**EXERCISE DETAILS**.
In the entries below, find the lines that contain the word "chart" and copy them.

**PROVIDED RECORDS**.
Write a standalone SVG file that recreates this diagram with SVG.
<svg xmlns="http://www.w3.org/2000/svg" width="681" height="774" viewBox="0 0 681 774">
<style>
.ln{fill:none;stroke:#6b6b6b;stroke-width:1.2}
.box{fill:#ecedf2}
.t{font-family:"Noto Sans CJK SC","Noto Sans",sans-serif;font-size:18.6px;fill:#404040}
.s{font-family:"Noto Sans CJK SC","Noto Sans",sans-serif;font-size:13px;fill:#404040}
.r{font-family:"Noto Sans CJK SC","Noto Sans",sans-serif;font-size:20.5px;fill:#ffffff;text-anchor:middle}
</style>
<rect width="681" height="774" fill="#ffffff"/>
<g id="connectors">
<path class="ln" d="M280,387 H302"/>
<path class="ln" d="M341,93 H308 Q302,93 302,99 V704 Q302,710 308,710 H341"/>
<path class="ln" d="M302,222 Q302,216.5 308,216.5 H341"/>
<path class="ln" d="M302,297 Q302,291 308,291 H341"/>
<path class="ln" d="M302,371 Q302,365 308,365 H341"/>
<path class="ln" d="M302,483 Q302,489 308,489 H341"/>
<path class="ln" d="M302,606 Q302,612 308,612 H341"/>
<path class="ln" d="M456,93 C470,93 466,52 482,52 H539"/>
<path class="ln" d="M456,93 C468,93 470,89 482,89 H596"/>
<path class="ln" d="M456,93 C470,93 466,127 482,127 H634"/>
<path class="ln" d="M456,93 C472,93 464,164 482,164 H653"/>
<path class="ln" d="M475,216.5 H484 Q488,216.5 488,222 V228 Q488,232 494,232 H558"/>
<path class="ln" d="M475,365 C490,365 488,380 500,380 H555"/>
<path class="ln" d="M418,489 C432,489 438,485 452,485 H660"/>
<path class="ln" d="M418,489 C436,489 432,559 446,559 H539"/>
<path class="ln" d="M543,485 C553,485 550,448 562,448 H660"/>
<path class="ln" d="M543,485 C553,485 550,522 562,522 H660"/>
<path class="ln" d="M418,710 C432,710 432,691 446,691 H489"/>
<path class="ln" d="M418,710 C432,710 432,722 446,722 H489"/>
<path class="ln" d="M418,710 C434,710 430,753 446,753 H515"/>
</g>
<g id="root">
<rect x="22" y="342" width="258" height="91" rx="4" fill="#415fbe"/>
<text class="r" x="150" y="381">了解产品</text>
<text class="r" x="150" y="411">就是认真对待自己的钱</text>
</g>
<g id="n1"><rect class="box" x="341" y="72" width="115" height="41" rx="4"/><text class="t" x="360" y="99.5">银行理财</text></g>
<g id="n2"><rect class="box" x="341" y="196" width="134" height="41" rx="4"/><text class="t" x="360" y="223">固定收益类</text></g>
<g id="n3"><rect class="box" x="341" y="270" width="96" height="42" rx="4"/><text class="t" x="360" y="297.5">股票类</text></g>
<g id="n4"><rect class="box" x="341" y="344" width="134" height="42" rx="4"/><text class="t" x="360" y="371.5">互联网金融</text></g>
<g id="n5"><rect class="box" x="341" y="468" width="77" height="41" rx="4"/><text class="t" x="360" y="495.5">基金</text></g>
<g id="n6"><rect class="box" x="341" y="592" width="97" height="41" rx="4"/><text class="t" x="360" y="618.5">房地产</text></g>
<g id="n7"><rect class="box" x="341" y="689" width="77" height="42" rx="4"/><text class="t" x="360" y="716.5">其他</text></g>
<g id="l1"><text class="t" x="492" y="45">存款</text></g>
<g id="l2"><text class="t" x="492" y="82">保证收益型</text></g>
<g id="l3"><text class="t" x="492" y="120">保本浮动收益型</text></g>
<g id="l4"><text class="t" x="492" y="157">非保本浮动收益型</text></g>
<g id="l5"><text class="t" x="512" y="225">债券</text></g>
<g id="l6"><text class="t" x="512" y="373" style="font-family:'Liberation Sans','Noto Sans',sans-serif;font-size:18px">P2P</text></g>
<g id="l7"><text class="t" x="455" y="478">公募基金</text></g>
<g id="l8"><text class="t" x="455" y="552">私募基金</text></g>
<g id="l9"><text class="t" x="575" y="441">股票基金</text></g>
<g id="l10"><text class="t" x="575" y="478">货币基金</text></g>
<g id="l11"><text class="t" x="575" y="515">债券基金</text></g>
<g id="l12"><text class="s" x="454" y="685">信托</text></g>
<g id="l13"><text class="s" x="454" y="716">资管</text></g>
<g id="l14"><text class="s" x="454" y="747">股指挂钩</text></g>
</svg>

--

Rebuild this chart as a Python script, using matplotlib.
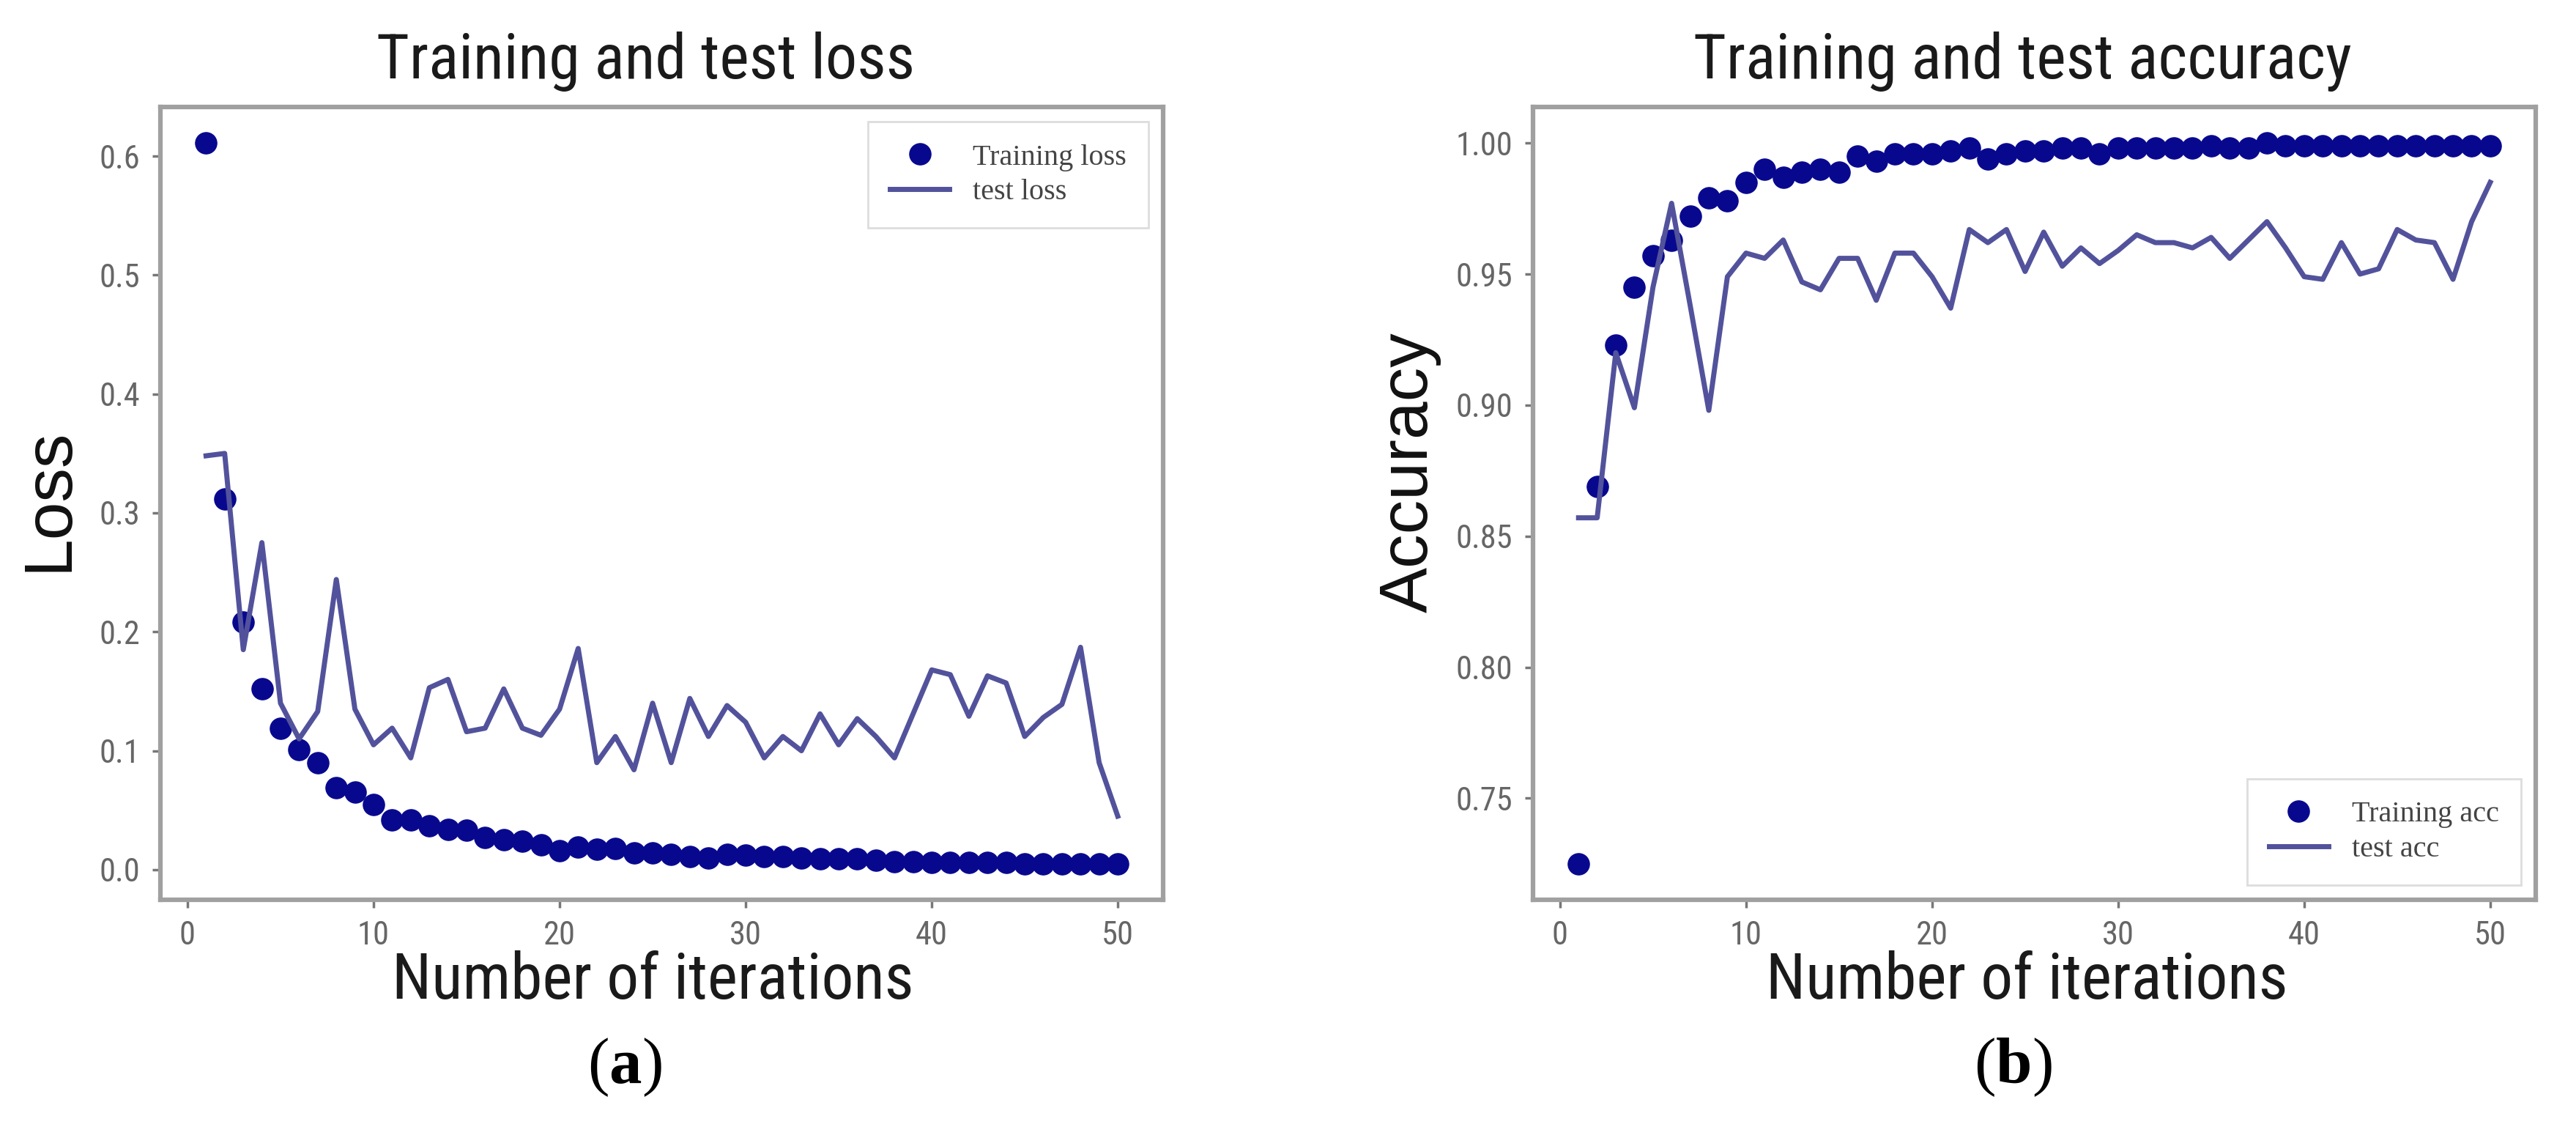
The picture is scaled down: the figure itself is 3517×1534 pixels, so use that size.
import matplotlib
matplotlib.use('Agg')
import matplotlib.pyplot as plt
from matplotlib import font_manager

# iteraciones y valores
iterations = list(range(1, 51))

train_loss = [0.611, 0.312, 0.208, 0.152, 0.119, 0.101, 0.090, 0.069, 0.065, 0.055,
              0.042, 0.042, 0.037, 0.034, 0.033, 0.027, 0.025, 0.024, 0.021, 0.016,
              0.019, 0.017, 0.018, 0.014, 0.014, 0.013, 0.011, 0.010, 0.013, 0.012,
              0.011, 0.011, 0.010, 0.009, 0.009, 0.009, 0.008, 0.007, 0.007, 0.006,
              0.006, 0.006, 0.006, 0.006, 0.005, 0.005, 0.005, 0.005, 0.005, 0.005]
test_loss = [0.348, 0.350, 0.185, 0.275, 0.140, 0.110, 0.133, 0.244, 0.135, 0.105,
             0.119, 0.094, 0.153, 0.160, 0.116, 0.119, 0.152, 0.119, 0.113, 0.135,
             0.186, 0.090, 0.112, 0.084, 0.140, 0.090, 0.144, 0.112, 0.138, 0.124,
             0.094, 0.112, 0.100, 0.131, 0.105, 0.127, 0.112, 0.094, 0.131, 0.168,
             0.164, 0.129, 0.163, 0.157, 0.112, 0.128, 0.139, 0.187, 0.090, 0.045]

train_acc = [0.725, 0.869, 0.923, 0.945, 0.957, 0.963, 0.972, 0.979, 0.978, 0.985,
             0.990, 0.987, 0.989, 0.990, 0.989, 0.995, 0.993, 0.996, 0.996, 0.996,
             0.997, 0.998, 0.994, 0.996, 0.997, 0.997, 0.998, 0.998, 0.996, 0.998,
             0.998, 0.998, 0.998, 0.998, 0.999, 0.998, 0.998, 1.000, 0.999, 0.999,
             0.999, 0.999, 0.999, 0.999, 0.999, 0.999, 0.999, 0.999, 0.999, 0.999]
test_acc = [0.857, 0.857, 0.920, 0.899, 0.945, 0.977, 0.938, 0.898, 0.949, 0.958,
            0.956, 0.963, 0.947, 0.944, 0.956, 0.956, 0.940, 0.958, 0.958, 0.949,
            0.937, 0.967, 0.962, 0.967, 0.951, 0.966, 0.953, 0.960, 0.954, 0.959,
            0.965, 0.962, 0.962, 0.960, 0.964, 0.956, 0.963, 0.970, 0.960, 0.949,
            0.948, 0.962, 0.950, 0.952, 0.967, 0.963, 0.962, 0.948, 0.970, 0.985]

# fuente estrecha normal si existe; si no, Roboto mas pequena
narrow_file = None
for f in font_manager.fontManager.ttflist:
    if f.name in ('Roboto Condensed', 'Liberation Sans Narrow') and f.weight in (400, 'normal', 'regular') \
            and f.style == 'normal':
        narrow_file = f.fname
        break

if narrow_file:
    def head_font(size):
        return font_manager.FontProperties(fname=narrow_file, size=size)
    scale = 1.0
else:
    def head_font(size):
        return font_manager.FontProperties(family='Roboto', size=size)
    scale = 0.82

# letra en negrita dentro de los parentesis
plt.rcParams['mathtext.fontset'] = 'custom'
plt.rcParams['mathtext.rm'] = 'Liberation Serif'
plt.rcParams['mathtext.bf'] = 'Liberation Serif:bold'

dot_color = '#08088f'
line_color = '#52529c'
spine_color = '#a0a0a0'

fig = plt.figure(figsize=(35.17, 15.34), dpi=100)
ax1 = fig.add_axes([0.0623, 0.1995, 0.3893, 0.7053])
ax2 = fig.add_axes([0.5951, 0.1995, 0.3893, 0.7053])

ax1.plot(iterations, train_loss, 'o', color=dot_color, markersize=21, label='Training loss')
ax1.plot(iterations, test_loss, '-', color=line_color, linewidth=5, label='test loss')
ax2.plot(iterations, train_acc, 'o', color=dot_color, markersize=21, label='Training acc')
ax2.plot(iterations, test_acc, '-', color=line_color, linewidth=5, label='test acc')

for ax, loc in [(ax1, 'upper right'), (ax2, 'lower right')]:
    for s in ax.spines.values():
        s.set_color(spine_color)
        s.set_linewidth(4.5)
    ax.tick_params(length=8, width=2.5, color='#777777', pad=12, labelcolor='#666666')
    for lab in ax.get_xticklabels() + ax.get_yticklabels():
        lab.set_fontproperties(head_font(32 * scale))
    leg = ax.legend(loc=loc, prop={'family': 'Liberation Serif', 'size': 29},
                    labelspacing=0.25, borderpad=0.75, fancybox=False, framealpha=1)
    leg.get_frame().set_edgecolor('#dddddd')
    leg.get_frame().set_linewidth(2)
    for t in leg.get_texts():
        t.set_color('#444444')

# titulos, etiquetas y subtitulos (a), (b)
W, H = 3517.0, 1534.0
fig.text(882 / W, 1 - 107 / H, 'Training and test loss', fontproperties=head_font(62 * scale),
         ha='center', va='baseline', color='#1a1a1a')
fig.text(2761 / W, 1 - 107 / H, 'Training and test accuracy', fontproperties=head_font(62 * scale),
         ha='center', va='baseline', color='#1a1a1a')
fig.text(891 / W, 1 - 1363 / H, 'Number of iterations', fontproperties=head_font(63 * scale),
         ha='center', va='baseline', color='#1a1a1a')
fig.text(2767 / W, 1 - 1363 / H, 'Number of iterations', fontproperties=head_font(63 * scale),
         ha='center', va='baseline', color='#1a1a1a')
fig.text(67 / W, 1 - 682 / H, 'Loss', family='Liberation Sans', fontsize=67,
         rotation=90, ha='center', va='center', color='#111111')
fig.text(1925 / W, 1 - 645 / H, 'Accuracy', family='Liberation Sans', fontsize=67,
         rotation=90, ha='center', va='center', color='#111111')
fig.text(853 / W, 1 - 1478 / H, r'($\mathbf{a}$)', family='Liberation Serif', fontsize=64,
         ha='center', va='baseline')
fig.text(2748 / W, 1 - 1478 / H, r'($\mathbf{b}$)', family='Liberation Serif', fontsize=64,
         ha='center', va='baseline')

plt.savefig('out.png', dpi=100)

* * *

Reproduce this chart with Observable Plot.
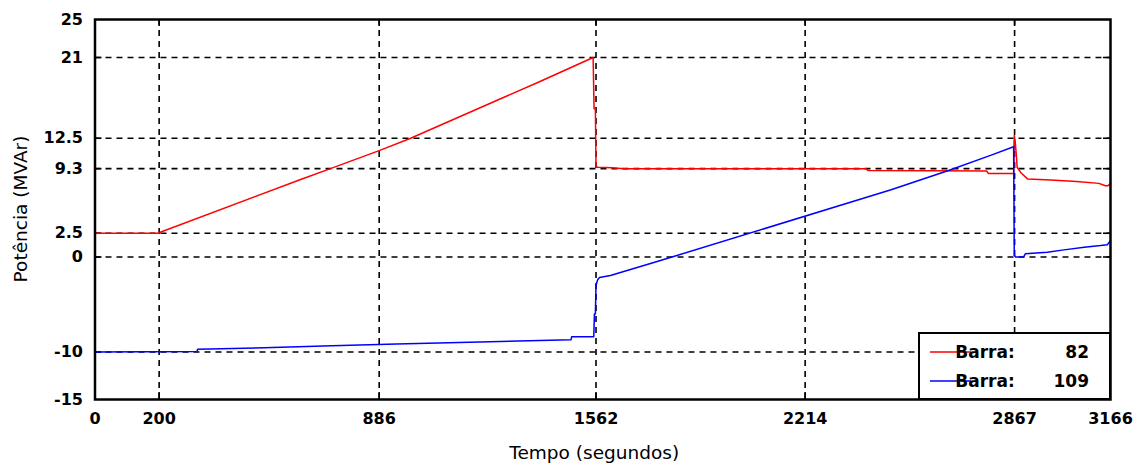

**FULL OUTPUT**.
Rebuild this chart as a Python script, using matplotlib.
Reproduce this chart with Observable Plot.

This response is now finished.